If you write a sloppy first draft and then have to rewrite the whole thing again from scratch, what was the point?
I’m following a simple three-step process that I’ve used (and taught) before:
Step 1: Tell the story. I do this with a scene-by-scene outline with a couple of sentences to describe each scene.
Step 2: Have it make sense with a clean first draft. Inevitably, the outline changes as I go, but it still provides a solid structure, which means I generally know where I’m going.
Step 3: Make it pretty. This is editing and polishing.
I did the outline in October, so now I’m in Step 2.

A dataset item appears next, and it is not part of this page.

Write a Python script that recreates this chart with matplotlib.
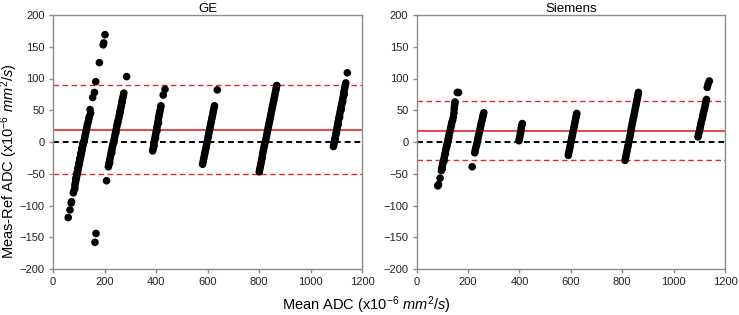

And it’s in Step 2 that journalists and content writers have a real advantage. The years of journalism and writing to deadline have been more beneficial than I realized. I told our Slack community last week that I would now treat each scene in my book as an article, with an average scene being around 1,500 words.
Once it’s been researched and reported, I can write a 1,500-word article in 1-3 hours. So I know I can manage a scene in the same timeframe. 54 scenes in a book, 2 hours a day, finished in 54 days. Easy.
(Not really, because this is still not paying work, which means I’m doing this after hours when I’ve already worked a full day. Some days, it’s really haaaaard.)
If you’re doing NaNoWriMo, there will be a lot of discussion about “quality doesn’t matter.” It doesn’t have to, and if you’re a new writer or that’s just the way it works for you, go for it. There’s no one right way to do this. Just make sure you have the heart and the stubbornness to face the mess once NaNoWriMo is over and don’t do what many of us will do—which is to celebrate the 50,000-word achievement, and abandon the whole thing after.
Me, I’m a rebel. I don’t want to spend three months cleaning a draft. I hate re-doing work and I’m so easily bored, it’s (no joke) an actual problem. It’s why I love freelancing—I get to spend time in a topic, and then I get to move on to something else. I want to spend as much time as is needed in a scene (between 1-5 hours, typically), and then I want to move on to the next.
This way, when the draft is done, it’s really done. And I won’t lose confidence in my abilities when I produce drivel day after day for 30 days. I can’t speak for all writers, but I know that if I’m producing subpar work and that’s all I’m doing for a whole month, I don’t feel good about myself.
So that’s my process. I’ve let my book writing (and publishing) slide over the last few years, so I figure a solid writing habit and production schedule is the best way to dive back in.